Reinventing the Shadows: Queens of the Stone Age’s Catacombs Night in L.A.

The rock outfit Queens of the Stone Age has taken a bold detour from arena‑raiding grandeur with their Catacombs Tour, and nowhere was that more evident than their recent Los Angeles show. The Los Angeles gig opened a new chapter for the band: one in which they turn inward, dig deep and re‑forge familiar tracks in unfamiliar settings.

This particular concert followed the band’s release of Alive in the Catacombs, a live EP and film shot in the Paris catacombs, a setting as eerie as the band’s music is expansive. Drawing from that subterranean recording, the band chose a theatre‑based venue for Los Angeles, reshaping the usual QOTSA live spectacle into something more intimate and uncanny.

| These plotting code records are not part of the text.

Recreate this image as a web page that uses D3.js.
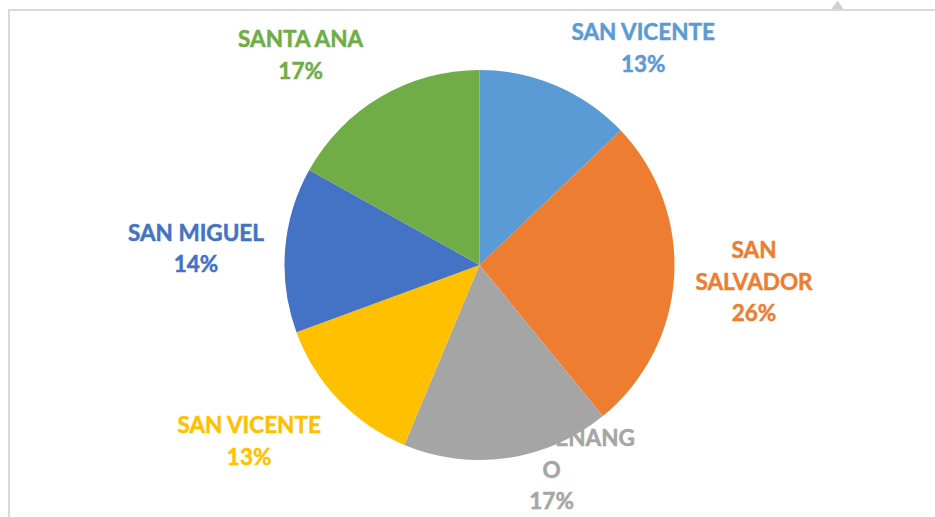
<!DOCTYPE html>
<html>
<head>
<meta charset="utf-8">
<script src="https://cdn.jsdelivr.net/npm/d3@7"></script>
<style>
  body { margin: 0; background: #fff; }
  .slice-label { font-family: Lato, 'Open Sans', sans-serif; font-weight: 700; font-size: 22.5px; stroke-width: 0.5px; }
</style>
</head>
<body>
<div id="chart"></div>
<script>
// departments, in drawing order starting at 12 o'clock, clockwise
const categories = ['SAN VICENTE', 'SAN SALVADOR', 'CHALATENANGO', 'SAN VICENTE', 'SAN MIGUEL', 'SANTA ANA']
const shares = [12.9, 26.2, 17.2, 13.1, 13.7, 16.9]
const colors = ['#5B9BD5', '#ED7D31', '#A5A5A5', '#FFC000', '#4472C4', '#70AD47']

// how Excel wrapped the labels
const labelLines = [
  ['SAN VICENTE'],
  ['SAN', 'SALVADOR'],
  ['CHALATENANG', 'O'],
  ['SAN VICENTE'],
  ['SAN MIGUEL'],
  ['SANTA ANA']
]
// best-fit label spots: angle (deg, clockwise from top) and distance from centre
const labelSpots = [
  { a: 37, r: 272 },
  { a: 93.5, r: 275 },
  { a: 160.6, r: 217 },
  { a: 232.6, r: 290 },
  { a: 273.3, r: 284 },
  { a: 319.6, r: 276 }
]

const width = 935
const height = 517
const cx = 479.5
const cy = 265
const radius = 195
const lineH = 31.5

const svg = d3.select('#chart')
  .append('svg')
  .attr('width', width)
  .attr('height', height)

// chart frame (cropped)
svg.append('line')
  .attr('x1', 8).attr('y1', 10).attr('x2', width).attr('y2', 10)
  .style('stroke', '#d9d9d9').style('stroke-width', 2)
svg.append('line')
  .attr('x1', 9).attr('y1', 9).attr('x2', 9).attr('y2', height)
  .style('stroke', '#d9d9d9').style('stroke-width', 2)
svg.append('path')
  .attr('d', 'M 831.5 9 L 837.5 0.5 L 843.5 9 Z')
  .style('fill', '#d0d0d0')

const pie = d3.pie().sort(null).value((d) => d)
const arcs = pie(shares)
const arc = d3.arc().innerRadius(0).outerRadius(radius)

const g = svg.append('g').attr('transform', `translate(${cx}, ${cy})`)

g.selectAll('path.slice')
  .data(arcs)
  .enter()
  .append('path')
  .attr('class', 'slice')
  .attr('d', arc)
  .style('fill', (d, i) => colors[i])

const total = d3.sum(shares)

g.selectAll('text.slice-label')
  .data(arcs)
  .enter()
  .append('text')
  .attr('class', 'slice-label')
  .attr('text-anchor', 'middle')
  .style('fill', (d, i) => colors[i])
  .style('stroke', (d, i) => colors[i])
  .each(function (d, i) {
    const lines = labelLines[i].concat([`${Math.round(d.value / total * 100)}%`])
    const spot = labelSpots[i]
    const rad = spot.a * Math.PI / 180
    const x = spot.r * Math.sin(rad)
    const y = -spot.r * Math.cos(rad)
    const first = y - (lines.length - 1) * lineH / 2 + 8
    d3.select(this)
      .selectAll('tspan')
      .data(lines)
      .enter()
      .append('tspan')
      .attr('x', x)
      .attr('y', (t, k) => first + k * lineH)
      .text((t) => t)
  })
</script>
</body>
</html>
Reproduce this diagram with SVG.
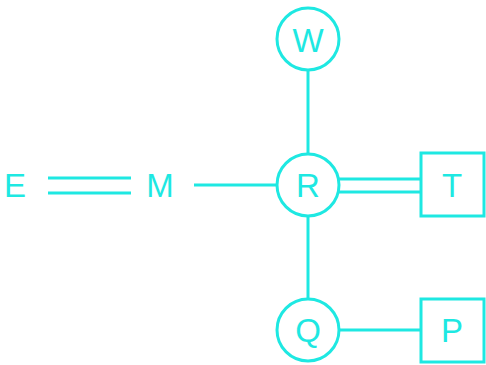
<svg xmlns="http://www.w3.org/2000/svg" width="486" height="365" viewBox="0 0 486 365">
<style>
.n{fill:none;stroke:#1ee8e2;stroke-width:3}
.c line{stroke:#1ee8e2;stroke-width:3}
text{font-family:"Liberation Sans",Arial,sans-serif;font-size:33px;fill:#1ee8e2;text-anchor:middle}
</style>
<rect width="486" height="365" fill="#fff"/>
<g class="c" id="connectors">
<line x1="308" y1="71" x2="308" y2="153"/>
<line x1="308" y1="217" x2="308" y2="298"/>
<line x1="194" y1="185" x2="277" y2="185"/>
<line x1="338" y1="179" x2="421" y2="179"/>
<line x1="338" y1="192" x2="421" y2="192"/>
<line x1="48" y1="178" x2="131" y2="178"/>
<line x1="48" y1="193" x2="131" y2="193"/>
<line x1="340" y1="330" x2="421" y2="330"/>
</g>
<g id="W"><circle class="n" cx="308" cy="39" r="31"/><text x="308" y="52">W</text></g>
<g id="R"><circle class="n" cx="308" cy="185" r="31"/><text x="308" y="197">R</text></g>
<g id="Q"><circle class="n" cx="308" cy="330" r="31"/><text x="308" y="342">Q</text></g>
<g id="T"><rect class="n" x="421" y="153" width="63" height="63"/><text x="452" y="197">T</text></g>
<g id="P"><rect class="n" x="421" y="299" width="63" height="63"/><text x="452" y="342">P</text></g>
<g id="E"><text x="15" y="197">E</text></g>
<g id="M"><text x="160" y="197">M</text></g>
</svg>
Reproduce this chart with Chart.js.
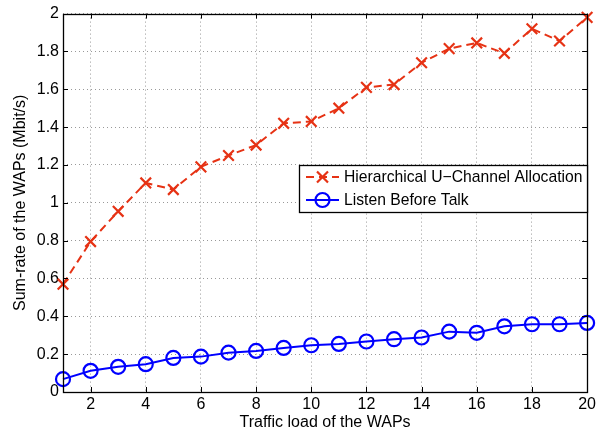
<!DOCTYPE html>
<html>
<head>
<meta charset="utf-8">
<script src="https://cdn.jsdelivr.net/npm/chart.js@4/dist/chart.umd.min.js"></script>
<style>
  html, body { margin: 0; padding: 0; background: #fff; }
  #wrap { width: 599px; height: 432px; }
</style>
</head>
<body>
<div id="wrap"><canvas id="myChart" width="599" height="432"></canvas></div>
<script>
// traffic load (x) and the two series
const trafficLoad = [1, 2, 3, 4, 5, 6, 7, 8, 9, 10, 11, 12, 13, 14, 15, 16, 17, 18, 19, 20];
const hucaValues = [0.57, 0.795, 0.955, 1.105, 1.07, 1.19, 1.25, 1.305, 1.42, 1.43, 1.50, 1.61, 1.625, 1.74, 1.815, 1.845, 1.79, 1.92, 1.855, 1.98];
const lbtValues = [0.068, 0.112, 0.133, 0.147, 0.180, 0.187, 0.208, 0.217, 0.233, 0.247, 0.254, 0.267, 0.279, 0.288, 0.319, 0.313, 0.347, 0.358, 0.358, 0.365];
const xTicks = [2, 4, 6, 8, 10, 12, 14, 16, 18, 20];
const yTicks = [0, 0.2, 0.4, 0.6, 0.8, 1, 1.2, 1.4, 1.6, 1.8, 2];
const seriesNames = ['Hierarchical U\u2212Channel Allocation', 'Listen Before Talk'];

const RED = 'rgb(230,50,20)';
const BLUE = 'rgb(0,0,255)';
const FONT = '"Liberation Sans", Arial, Helvetica, sans-serif';

function toPoints(vals) {
    return vals.map(function (v, i) { return { x: trafficLoad[i], y: v }; });
}

// box + inward tick marks, like the matlab axes
const matlabBox = {
    id: 'matlabBox',
    afterDatasetsDraw(chart) {
        const { ctx, chartArea: { top, right, bottom, left } } = chart;
        const xs = chart.scales.x, ys = chart.scales.y;
        ctx.save();
        ctx.strokeStyle = '#000';
        ctx.lineWidth = 1;
        ctx.beginPath();
        xTicks.forEach(function (t) {
            const px = Math.round(xs.getPixelForValue(t)) + 0.5;
            ctx.moveTo(px, bottom); ctx.lineTo(px, bottom - 5);
            ctx.moveTo(px, top); ctx.lineTo(px, top + 5);
        });
        yTicks.forEach(function (t) {
            const py = Math.round(ys.getPixelForValue(t)) + 0.5;
            ctx.moveTo(left, py); ctx.lineTo(left + 5, py);
            ctx.moveTo(right, py); ctx.lineTo(right - 5, py);
        });
        ctx.stroke();
        ctx.lineWidth = 1.3;
        ctx.strokeRect(Math.round(left) + 0.5, Math.round(top) + 0.5, Math.round(right - left), Math.round(bottom - top));
        ctx.restore();
    }
};

// legend box inside the axes
const boxLegend = {
    id: 'boxLegend',
    afterDraw(chart) {
        const ctx = chart.ctx;
        const bx = 299.5, by = 165.5, bw = 288, bh = 47;
        ctx.save();
        ctx.fillStyle = '#fff';
        ctx.fillRect(bx, by, bw, bh);
        ctx.strokeStyle = '#000';
        ctx.lineWidth = 1.3;
        ctx.strokeRect(bx, by, bw, bh);
        const rows = [177, 200];
        chart.data.datasets.forEach(function (ds, i) {
            const y = rows[i];
            ctx.strokeStyle = ds.borderColor;
            ctx.lineWidth = 2;
            ctx.setLineDash(ds.borderDash || []);
            ctx.beginPath();
            ctx.moveTo(306, y); ctx.lineTo(339, y);
            ctx.stroke();
            ctx.setLineDash([]);
            ctx.lineWidth = 2.2;
            ctx.beginPath();
            if (ds.pointStyle === 'crossRot') {
                ctx.moveTo(322.5 - 5.5, y - 5.5); ctx.lineTo(322.5 + 5.5, y + 5.5);
                ctx.moveTo(322.5 - 5.5, y + 5.5); ctx.lineTo(322.5 + 5.5, y - 5.5);
            } else {
                ctx.arc(322.5, y, 7, 0, Math.PI * 2);
            }
            ctx.stroke();
            ctx.fillStyle = '#000';
            ctx.font = '15.7px ' + FONT;
            ctx.textBaseline = 'middle';
            ctx.textAlign = 'left';
            ctx.fillText(ds.label, 344, y + 1);
        });
        ctx.restore();
    }
};

const ctx = document.getElementById('myChart').getContext('2d');
const myChart = new Chart(ctx, {
    type: 'line',
    data: {
        datasets: [{
            label: seriesNames[0],
            data: toPoints(hucaValues),
            borderColor: RED,
            borderWidth: 2,
            borderDash: [8, 5],
            pointStyle: 'crossRot',
            pointRadius: 7.5,
            pointBorderWidth: 2.2,
            pointBorderColor: RED,
            backgroundColor: 'transparent',
            fill: false,
            tension: 0,
            clip: false
        }, {
            label: seriesNames[1],
            data: toPoints(lbtValues),
            borderColor: BLUE,
            borderWidth: 2,
            pointStyle: 'circle',
            pointRadius: 7,
            pointBorderWidth: 2.2,
            pointBorderColor: BLUE,
            pointBackgroundColor: 'transparent',
            backgroundColor: 'transparent',
            fill: false,
            tension: 0,
            clip: false
        }]
    },
    options: {
        responsive: false,
        animation: false,
        layout: { padding: { left: 0, right: 9, top: 11, bottom: 0 } },
        plugins: {
            legend: { display: false },
            tooltip: { enabled: false }
        },
        scales: {
            x: {
                type: 'linear',
                min: 1,
                max: 20,
                afterBuildTicks: function (scale) {
                    scale.ticks = xTicks.map(function (v) { return { value: v }; });
                },
                afterFit: function (scale) { scale.height = 40; },
                ticks: {
                    color: '#000',
                    padding: 3,
                    maxRotation: 0,
                    font: { family: FONT, size: 16 },
                    callback: function (v) { return String(v); }
                },
                grid: { color: '#999', lineWidth: 1, drawTicks: false },
                border: { display: false, dash: [1, 3] },
                title: {
                    display: true,
                    text: 'Traffic load of the WAPs',
                    color: '#000',
                    font: { family: FONT, size: 16 },
                    padding: { top: 0, bottom: 0 }
                }
            },
            y: {
                type: 'linear',
                min: 0,
                max: 2,
                afterBuildTicks: function (scale) {
                    scale.ticks = yTicks.map(function (v) { return { value: v }; });
                },
                afterFit: function (scale) { scale.width = 63; },
                ticks: {
                    color: '#000',
                    padding: 4,
                    font: { family: FONT, size: 16 },
                    callback: function (v) { return String(Math.round(v * 10) / 10); }
                },
                grid: { color: '#999', lineWidth: 1, drawTicks: false },
                border: { display: false, dash: [1, 3] },
                title: {
                    display: true,
                    text: 'Sum-rate of the WAPs (Mbit/s)',
                    color: '#000',
                    font: { family: FONT, size: 16 },
                    padding: { top: 11, bottom: 2 }
                }
            }
        }
    },
    plugins: [matlabBox, boxLegend]
});
</script>
</body>
</html>
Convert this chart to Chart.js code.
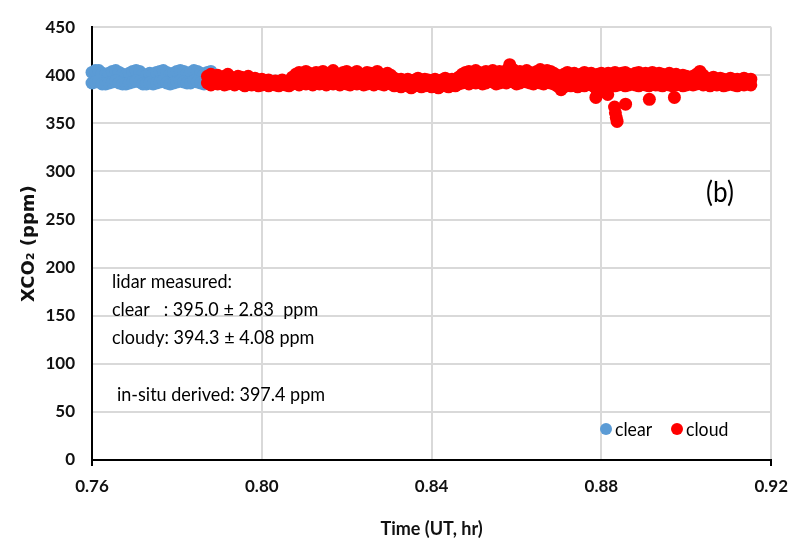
<!DOCTYPE html>
<html><head><meta charset="utf-8">
<script src="https://cdn.jsdelivr.net/npm/chart.js@4.4.0/dist/chart.umd.min.js"></script>
<style>html,body{margin:0;padding:0;background:#fff;}#wrap{width:798px;height:548px;}</style>
</head><body><div id="wrap"><canvas id="c" width="798" height="548"></canvas></div>
<script>
const xTicks = [0.76, 0.80, 0.84, 0.88, 0.92];
const yTicks = [0, 50, 100, 150, 200, 250, 300, 350, 400, 450];
const seriesNames = ['clear', 'cloud'];
const seriesColors = ['#5B9BD5', '#FF0000'];

// clear-sky soundings: time (UT, hr), upper and lower edge of the scatter band (ppm)
const clearTime = [0.7600,0.7608,0.7616,0.7624,0.7632,0.7640,0.7648,0.7656,0.7664,0.7672,0.7680,0.7688,0.7696,0.7704,0.7712,0.7720,0.7728,0.7736,0.7744,0.7752,0.7760,0.7768,0.7776,0.7784,0.7792,0.7800,0.7808,0.7816,0.7824,0.7832,0.7840,0.7848,0.7856,0.7864,0.7872,0.7880];
const clearUpper = [403,405,405,402,401,402,404,405,403,401,400,402,404,405,404,401,400,402,401,403,404,405,403,401,402,404,405,404,402,403,405,404,402,401,403,404];
const clearLower = [392,393,394,391,391,392,393,394,392,391,391,392,393,394,393,391,391,392,391,392,393,394,392,391,392,393,394,393,392,392,394,393,392,391,392,393];

// cloudy soundings
const cloudTime = [
0.7872,0.7880,0.7888,0.7896,0.7904,0.7912,0.7920,0.7928,0.7936,0.7944,
0.7952,0.7960,0.7968,0.7976,0.7984,0.7992,0.8000,0.8008,0.8016,0.8024,
0.8032,0.8040,0.8048,0.8056,0.8064,0.8072,0.8080,0.8088,0.8096,0.8104,
0.8112,0.8120,0.8128,0.8136,0.8144,0.8152,0.8160,0.8168,0.8176,0.8184,
0.8192,0.8200,0.8208,0.8216,0.8224,0.8232,0.8240,0.8248,0.8256,0.8264,
0.8272,0.8280,0.8288,0.8296,0.8304,0.8312,0.8320,0.8328,0.8336,0.8344,
0.8352,0.8360,0.8368,0.8376,0.8384,0.8392,0.8400,0.8408,0.8416,0.8424,
0.8432,0.8440,0.8448,0.8456,0.8464,0.8472,0.8480,0.8488,0.8496,0.8504,
0.8512,0.8520,0.8528,0.8536,0.8544,0.8552,0.8560,0.8568,0.8576,0.8584,
0.8592,0.8600,0.8608,0.8616,0.8624,0.8632,0.8640,0.8648,0.8656,0.8664,
0.8672,0.8680,0.8688,0.8696,0.8704,0.8712,0.8720,0.8728,0.8736,0.8744,
0.8752,0.8760,0.8768,0.8776,0.8784,0.8792,0.8800,0.8808,0.8816,0.8824,
0.8832,0.8840,0.8848,0.8856,0.8864,0.8872,0.8880,0.8888,0.8896,0.8904,
0.8912,0.8920,0.8928,0.8936,0.8944,0.8952,0.8960,0.8968,0.8976,0.8984,
0.8992,0.9000,0.9008,0.9016,0.9024,0.9032,0.9040,0.9048,0.9056,0.9064,
0.9072,0.9080,0.9088,0.9096,0.9104,0.9112,0.9120,0.9128,0.9136,0.9144,
0.9152];
const cloudUpper = [
399,401,398,400,397,399,401,398,396,399,
398,396,399,395,397,394,396,393,395,392,394,393,395,392,394,
398,401,403,400,404,402,399,403,401,404,400,402,405,401,399,403,404,400,402,404,401,399,403,402,400,404,401,398,402,400,
397,395,396,394,396,393,395,397,394,396,395,393,396,394,395,397,394,396,395,398,
401,403,404,402,405,403,401,404,402,405,403,404,402,405,411,406,403,404,402,405,403,401,404,406,403,405,404,
402,400,397,401,403,400,402,399,401,403,400,402,399,401,402,400,
402,401,403,400,402,403,401,399,402,403,400,402,401,403,399,402,401,400,402,399,401,398,400,399,
398,399,401,404,400,397,396,398,395,397,396,394,397,395,396,394,397,395,396];
const cloudLower = [
392,390,393,391,392,390,391,393,390,392,
391,389,392,390,391,389,390,392,389,391,390,389,391,390,389,
391,392,390,393,391,392,390,392,391,393,390,392,391,393,390,392,391,390,393,391,392,390,391,393,390,392,391,390,392,391,
389,390,388,390,389,387,389,390,388,389,390,388,389,387,390,389,388,390,389,391,
392,393,391,394,392,393,391,392,394,393,391,392,393,392,394,393,391,392,394,393,392,391,393,392,391,393,392,
391,389,390,388,390,389,391,388,390,389,391,390,388,390,389,390,
390,391,389,390,391,389,390,391,390,389,391,390,389,391,390,390,389,391,390,389,390,391,389,390,
391,390,391,392,390,391,389,391,390,391,389,390,391,390,389,391,390,391,390];
// isolated low cloudy retrievals near 0.87-0.90 hr
const cloudDipTime = [0.8705,0.8787,0.8790,0.8815,0.8831,0.8833,0.8835,0.8837,0.8857,0.8913,0.8972];
const cloudDipXCO2 = [385,377,380,380,367,361,356,352,370,375,377];

const noteLines = ['lidar measured:', 'clear   : 395.0 \u00B1 2.83  ppm', 'cloudy: 394.3 \u00B1 4.08 ppm'];
const insituNote = 'in-situ derived: 397.4 ppm';
const panelLabel = '(b)';
const xTitle = 'Time (UT, hr)';
const yTitle = 'XCO\u2082 (ppm)';

const FONT = "Lato, 'Open Sans', sans-serif";
const TXT = '#111';

function pts(xs, ys) { return xs.map((x, i) => ({ x: x, y: ys[i] })); }

const overlay = {
  id: 'overlay',
  afterDatasetsDraw(chart) {
    const ctx = chart.ctx;
    ctx.save();
    ctx.fillStyle = '#000';
    ctx.textBaseline = 'middle';
    ctx.textAlign = 'left';
    const sx = 0.9;
    ctx.font = "20px " + FONT;
    const lineYs = [282, 310, 338];
    ctx.save(); ctx.scale(sx, 1);
    noteLines.forEach((t, i) => ctx.fillText(t, 112 / sx, lineYs[i]));
    ctx.fillText(insituNote, 117 / sx, 395);
    ctx.restore();
    ctx.font = "29px " + FONT;
    ctx.textAlign = 'center';
    ctx.save(); ctx.scale(sx, 1);
    ctx.fillText(panelLabel, 720 / sx, 193);
    ctx.restore();
    ctx.font = "19px " + FONT;
    ctx.textAlign = 'left';
    const lx = [606, 677];
    chart.data.datasets.slice(0, 2).forEach((ds, i) => {
      ctx.beginPath();
      ctx.fillStyle = ds.backgroundColor;
      ctx.arc(lx[i], 429, 6, 0, Math.PI * 2);
      ctx.fill();
      ctx.fillStyle = '#000';
      ctx.save(); ctx.scale(0.93, 1);
      ctx.fillText(ds.label, (lx[i] + 9) / 0.93, 430);
      ctx.restore();
    });
    ctx.restore();
  }
};

const clearPts = pts(clearTime, clearUpper).concat(pts(clearTime, clearLower));
const cloudPts = pts(cloudTime, cloudUpper).concat(pts(cloudTime, cloudLower), pts(cloudDipTime, cloudDipXCO2));

new Chart(document.getElementById('c'), {
  type: 'scatter',
  data: {
    datasets: [
      { label: seriesNames[0], data: clearPts, backgroundColor: seriesColors[0], borderColor: seriesColors[0], pointRadius: 6.5, borderWidth: 0, order: 1, clip: false },
      { label: seriesNames[1], data: cloudPts, backgroundColor: seriesColors[1], borderColor: seriesColors[1], pointRadius: 6.5, borderWidth: 0, order: 0, clip: false }
    ]
  },
  options: {
    responsive: false,
    devicePixelRatio: 1,
    animation: false,
    events: [],
    layout: { padding: { top: 24, right: 24, left: 0, bottom: 0 } },
    plugins: { legend: { display: false }, tooltip: { enabled: false } },
    scales: {
      x: {
        type: 'linear', min: 0.76, max: 0.92,
        afterBuildTicks: s => { s.ticks = xTicks.map(v => ({ value: v })); },
        afterFit: s => { s.height = 88; },
        ticks: { callback: v => v.toFixed(2), color: TXT, font: { family: FONT, size: 17, weight: 'bold' }, padding: 10, maxRotation: 0 },
        grid: { color: '#d9d9d9', lineWidth: 2, drawTicks: true, tickLength: 6,
                tickColor: c => (c.index === 0 || c.index === xTicks.length - 1) ? '#000' : 'rgba(0,0,0,0)' },
        border: { color: '#000', width: 2 },
        title: { display: true, text: xTitle, color: TXT, font: { family: FONT, size: 18, weight: 'bold' }, padding: { top: 0, bottom: 8 } }
      },
      y: {
        type: 'linear', min: 0, max: 450,
        afterBuildTicks: s => { s.ticks = yTicks.map(v => ({ value: v })); },
        afterFit: s => { s.width = 92; },
        ticks: { color: TXT, font: { family: FONT, size: 17, weight: 'bold' }, padding: 17 },
        grid: { color: '#d9d9d9', lineWidth: 2, drawTicks: false },
        border: { color: '#000', width: 2 },
        title: { display: true, text: yTitle, color: TXT, font: { family: "'DejaVu Sans', sans-serif", size: 18, weight: 'bold' }, padding: { top: 19, bottom: 0 } }
      }
    }
  },
  plugins: [overlay]
});
</script></body></html>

Rather than lean on their well‑known hits, the band embraced deep cuts and re‑arrangements, many enhanced with strings and horns. Long‑time fans were rewarded with rare tracks resurrected in fresh form; newer attendees were drawn into a show built around mood and surprise rather than sing‑along familiarity. Audience testimonials speak of “as if I was stuck in a horror movie” moments, of goosebumps, and of a shift in dynamic: the familiar riff edge of Queens reframed under shadow and texture.

Still, not everything was flawless. Some fans noted that the ideal mood suffered when venue crowd behaviour clashed with the quiet intensity of the set. But the band’s ambition prevailed: this was not a greatest‑hits night, but a reinvention night. The Los Angeles stop affirmed that Queens of the Stone Age are not content to stand still, and that when they refocus toward experimentation, their results can be among their most memorable.

This show stands as a potent reminder: in rock music, the familiar can be powerful—but the transformed can be transcendent.